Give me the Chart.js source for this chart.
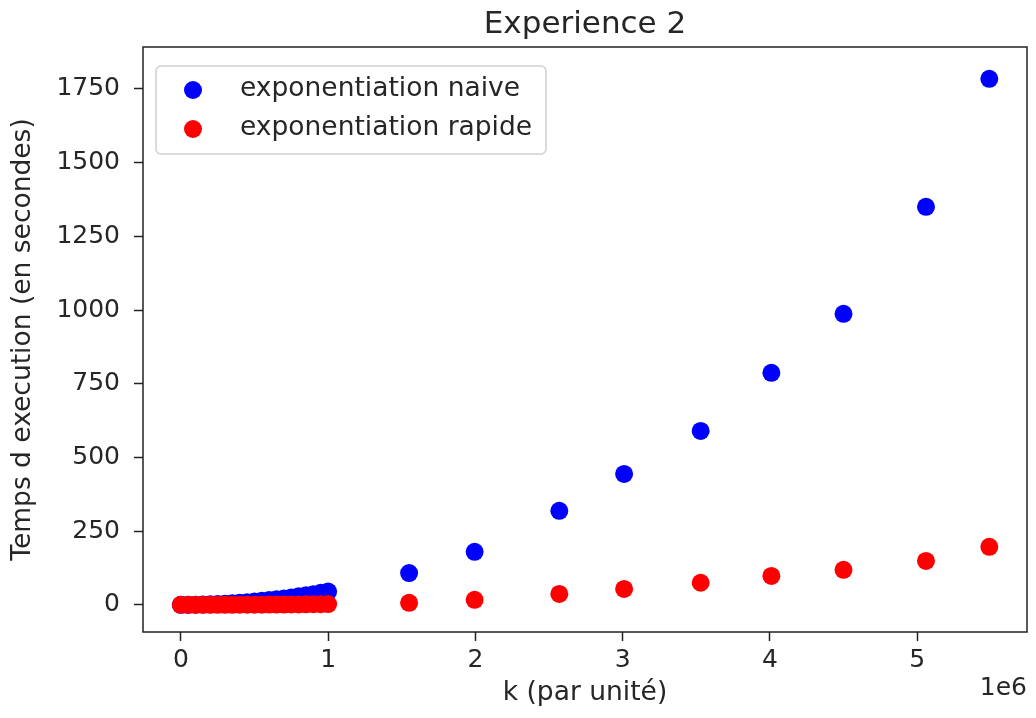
<!DOCTYPE html>
<html>
<head>
<meta charset="utf-8">
<script src="https://cdn.jsdelivr.net/npm/chart.js@4/dist/chart.umd.min.js"></script>
<style>
  html, body { margin: 0; padding: 0; background: white; overflow: hidden; }
  canvas { display: block; }
</style>
</head>
<body>
<canvas id="myChart" width="1036" height="718"></canvas>
<script>
// values (k in units, time in seconds)
const kValues = [0, 50000, 100000, 150000, 200000, 250000, 300000, 350000, 400000, 450000, 500000,
    550000, 600000, 650000, 700000, 750000, 800000, 850000, 900000, 950000, 1000000,
    1550000, 1995000, 2570000, 3010000, 3530000, 4010000, 4500000, 5060000, 5490000];
const naiveTimes = [0, 0.1, 0.5, 1.1, 1.9, 2.9, 4.1, 5.6, 7.3, 9.2, 11.4,
    13.8, 16.3, 19.2, 22.0, 25.4, 28.9, 32.6, 36.4, 40.8, 45.2,
    108, 180, 319, 444, 590, 787, 987, 1350, 1784];
const rapideTimes = [0, 0, 0, 0.1, 0.1, 0.2, 0.2, 0.3, 0.4, 0.5, 0.6,
    0.7, 0.9, 1.0, 1.2, 1.4, 1.6, 1.9, 2.1, 2.4, 2.7,
    7, 17, 37, 54, 75, 98, 119, 149, 197];
const xTicks = [0, 1000000, 2000000, 3000000, 4000000, 5000000];
const yTicks = [0, 250, 500, 750, 1000, 1250, 1500, 1750];
const seriesLabels = ['exponentiation naive', 'exponentiation rapide'];

const FONT = 'DejaVu Sans';
const TEXT_COLOR = '#262626';

function toPoints(ys) {
    return kValues.map((k, i) => ({ x: k, y: ys[i] }));
}

// frame, titles and legend box like matplotlib
const decorations = {
    id: 'decorations',
    afterDraw: (chart) => {
        const ctx = chart.ctx;
        const a = chart.chartArea;
        ctx.save();
        ctx.strokeStyle = '#222';
        ctx.lineWidth = 1.5;
        ctx.strokeRect(a.left, a.top, a.right - a.left, a.bottom - a.top);

        ctx.fillStyle = TEXT_COLOR;
        ctx.textAlign = 'center';
        ctx.textBaseline = 'middle';
        ctx.font = `31px "${FONT}"`;
        ctx.fillText('Experience 2', (a.left + a.right) / 2, 25);

        ctx.font = `26.5px "${FONT}"`;
        ctx.fillText('k (par unité)', (a.left + a.right) / 2, 693);
        ctx.textAlign = 'right';
        ctx.font = `25px "${FONT}"`;
        ctx.fillText('1e6', a.right, 688);

        ctx.save();
        ctx.font = `26.5px "${FONT}"`;
        ctx.translate(23, (a.top + a.bottom) / 2);
        ctx.rotate(-Math.PI / 2);
        ctx.textAlign = 'center';
        ctx.fillText('Temps d execution (en secondes)', 0, 0);
        ctx.restore();

        // legend
        const lx = a.left + 13, ly = a.top + 19, lw = 390, lh = 88;
        ctx.fillStyle = 'rgba(255,255,255,0.8)';
        ctx.strokeStyle = '#d0d0d0';
        ctx.lineWidth = 1.5;
        ctx.beginPath();
        ctx.roundRect(lx, ly, lw, lh, 5);
        ctx.fill();
        ctx.stroke();
        chart.data.datasets.forEach((ds, i) => {
            const cy = ly + 24 + i * 39;
            ctx.fillStyle = ds.backgroundColor;
            ctx.beginPath();
            ctx.arc(lx + 37, cy, 9, 0, Math.PI * 2);
            ctx.fill();
            ctx.fillStyle = TEXT_COLOR;
            ctx.textAlign = 'left';
            ctx.font = `26.5px "${FONT}"`;
            ctx.fillText(ds.label, lx + 84, cy - 1);
        });
        ctx.restore();
    }
};

const configuration = {
    type: 'scatter',
    data: {
        datasets: [{
            label: seriesLabels[0],
            data: toPoints(naiveTimes),
            backgroundColor: '#0000ff',
            borderWidth: 0,
            pointRadius: 9,
            order: 1
        }, {
            label: seriesLabels[1],
            data: toPoints(rapideTimes),
            backgroundColor: '#ff0000',
            borderWidth: 0,
            pointRadius: 9,
            order: 0
        }]
    },
    options: {
        responsive: false,
        animation: false,
        devicePixelRatio: 1,
        layout: { padding: { left: 0, top: 47, right: 4, bottom: 0 } },
        plugins: {
            legend: { display: false },
            title: { display: false },
            tooltip: { enabled: false }
        },
        scales: {
            x: {
                type: 'linear',
                min: -257000,
                max: 5746000,
                afterFit: (s) => {
                    s.height = 86;
                    s.paddingLeft = 0;
                    s.paddingRight = 0;
                },
                afterBuildTicks: (s) => { s.ticks = xTicks.map(v => ({ value: v })); },
                grid: { drawOnChartArea: false, tickLength: 9, color: '#222', tickWidth: 1.5 },
                border: { display: false },
                ticks: {
                    color: TEXT_COLOR,
                    font: { family: FONT, size: 25 },
                    padding: 4,
                    maxRotation: 0,
                    callback: (v) => String(v / 1000000)
                }
            },
            y: {
                min: -92,
                max: 1892,
                afterFit: (s) => {
                    s.width = 143;
                    s.paddingTop = 0;
                    s.paddingBottom = 0;
                },
                afterBuildTicks: (s) => { s.ticks = yTicks.map(v => ({ value: v })); },
                grid: { drawOnChartArea: false, tickLength: 9, color: '#222', tickWidth: 1.5 },
                border: { display: false },
                ticks: {
                    color: TEXT_COLOR,
                    font: { family: FONT, size: 25 },
                    padding: 14,
                    callback: (v) => String(v)
                }
            }
        }
    },
    plugins: [decorations]
};

new Chart(document.getElementById('myChart'), configuration);
</script>
</body>
</html>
---+---
Your goal:
Each line of the material must be retyped exactly, except that images are omitted.

Written solution:
Give me the Chart.js source for this chart.
<!DOCTYPE html>
<html>
<head>
<meta charset="utf-8">
<script src="https://cdn.jsdelivr.net/npm/chart.js@4/dist/chart.umd.min.js"></script>
<style>
  html, body { margin: 0; padding: 0; background: white; overflow: hidden; }
  canvas { display: block; }
</style>
</head>
<body>
<canvas id="myChart" width="1036" height="718"></canvas>
<script>
// values (k in units, time in seconds)
const kValues = [0, 50000, 100000, 150000, 200000, 250000, 300000, 350000, 400000, 450000, 500000,
    550000, 600000, 650000, 700000, 750000, 800000, 850000, 900000, 950000, 1000000,
    1550000, 1995000, 2570000, 3010000, 3530000, 4010000, 4500000, 5060000, 5490000];
const naiveTimes = [0, 0.1, 0.5, 1.1, 1.9, 2.9, 4.1, 5.6, 7.3, 9.2, 11.4,
    13.8, 16.3, 19.2, 22.0, 25.4, 28.9, 32.6, 36.4, 40.8, 45.2,
    108, 180, 319, 444, 590, 787, 987, 1350, 1784];
const rapideTimes = [0, 0, 0, 0.1, 0.1, 0.2, 0.2, 0.3, 0.4, 0.5, 0.6,
    0.7, 0.9, 1.0, 1.2, 1.4, 1.6, 1.9, 2.1, 2.4, 2.7,
    7, 17, 37, 54, 75, 98, 119, 149, 197];
const xTicks = [0, 1000000, 2000000, 3000000, 4000000, 5000000];
const yTicks = [0, 250, 500, 750, 1000, 1250, 1500, 1750];
const seriesLabels = ['exponentiation naive', 'exponentiation rapide'];

const FONT = 'DejaVu Sans';
const TEXT_COLOR = '#262626';

function toPoints(ys) {
    return kValues.map((k, i) => ({ x: k, y: ys[i] }));
}

// frame, titles and legend box like matplotlib
const decorations = {
    id: 'decorations',
    afterDraw: (chart) => {
        const ctx = chart.ctx;
        const a = chart.chartArea;
        ctx.save();
        ctx.strokeStyle = '#222';
        ctx.lineWidth = 1.5;
        ctx.strokeRect(a.left, a.top, a.right - a.left, a.bottom - a.top);

        ctx.fillStyle = TEXT_COLOR;
        ctx.textAlign = 'center';
        ctx.textBaseline = 'middle';
        ctx.font = `31px "${FONT}"`;
        ctx.fillText('Experience 2', (a.left + a.right) / 2, 25);

        ctx.font = `26.5px "${FONT}"`;
        ctx.fillText('k (par unité)', (a.left + a.right) / 2, 693);
        ctx.textAlign = 'right';
        ctx.font = `25px "${FONT}"`;
        ctx.fillText('1e6', a.right, 688);

        ctx.save();
        ctx.font = `26.5px "${FONT}"`;
        ctx.translate(23, (a.top + a.bottom) / 2);
        ctx.rotate(-Math.PI / 2);
        ctx.textAlign = 'center';
        ctx.fillText('Temps d execution (en secondes)', 0, 0);
        ctx.restore();

        // legend
        const lx = a.left + 13, ly = a.top + 19, lw = 390, lh = 88;
        ctx.fillStyle = 'rgba(255,255,255,0.8)';
        ctx.strokeStyle = '#d0d0d0';
        ctx.lineWidth = 1.5;
        ctx.beginPath();
        ctx.roundRect(lx, ly, lw, lh, 5);
        ctx.fill();
        ctx.stroke();
        chart.data.datasets.forEach((ds, i) => {
            const cy = ly + 24 + i * 39;
            ctx.fillStyle = ds.backgroundColor;
            ctx.beginPath();
            ctx.arc(lx + 37, cy, 9, 0, Math.PI * 2);
            ctx.fill();
            ctx.fillStyle = TEXT_COLOR;
            ctx.textAlign = 'left';
            ctx.font = `26.5px "${FONT}"`;
            ctx.fillText(ds.label, lx + 84, cy - 1);
        });
        ctx.restore();
    }
};

const configuration = {
    type: 'scatter',
    data: {
        datasets: [{
            label: seriesLabels[0],
            data: toPoints(naiveTimes),
            backgroundColor: '#0000ff',
            borderWidth: 0,
            pointRadius: 9,
            order: 1
        }, {
            label: seriesLabels[1],
            data: toPoints(rapideTimes),
            backgroundColor: '#ff0000',
            borderWidth: 0,
            pointRadius: 9,
            order: 0
        }]
    },
    options: {
        responsive: false,
        animation: false,
        devicePixelRatio: 1,
        layout: { padding: { left: 0, top: 47, right: 4, bottom: 0 } },
        plugins: {
            legend: { display: false },
            title: { display: false },
            tooltip: { enabled: false }
        },
        scales: {
            x: {
                type: 'linear',
                min: -257000,
                max: 5746000,
                afterFit: (s) => {
                    s.height = 86;
                    s.paddingLeft = 0;
                    s.paddingRight = 0;
                },
                afterBuildTicks: (s) => { s.ticks = xTicks.map(v => ({ value: v })); },
                grid: { drawOnChartArea: false, tickLength: 9, color: '#222', tickWidth: 1.5 },
                border: { display: false },
                ticks: {
                    color: TEXT_COLOR,
                    font: { family: FONT, size: 25 },
                    padding: 4,
                    maxRotation: 0,
                    callback: (v) => String(v / 1000000)
                }
            },
            y: {
                min: -92,
                max: 1892,
                afterFit: (s) => {
                    s.width = 143;
                    s.paddingTop = 0;
                    s.paddingBottom = 0;
                },
                afterBuildTicks: (s) => { s.ticks = yTicks.map(v => ({ value: v })); },
                grid: { drawOnChartArea: false, tickLength: 9, color: '#222', tickWidth: 1.5 },
                border: { display: false },
                ticks: {
                    color: TEXT_COLOR,
                    font: { family: FONT, size: 25 },
                    padding: 14,
                    callback: (v) => String(v)
                }
            }
        }
    },
    plugins: [decorations]
};

new Chart(document.getElementById('myChart'), configuration);
</script>
</body>
</html>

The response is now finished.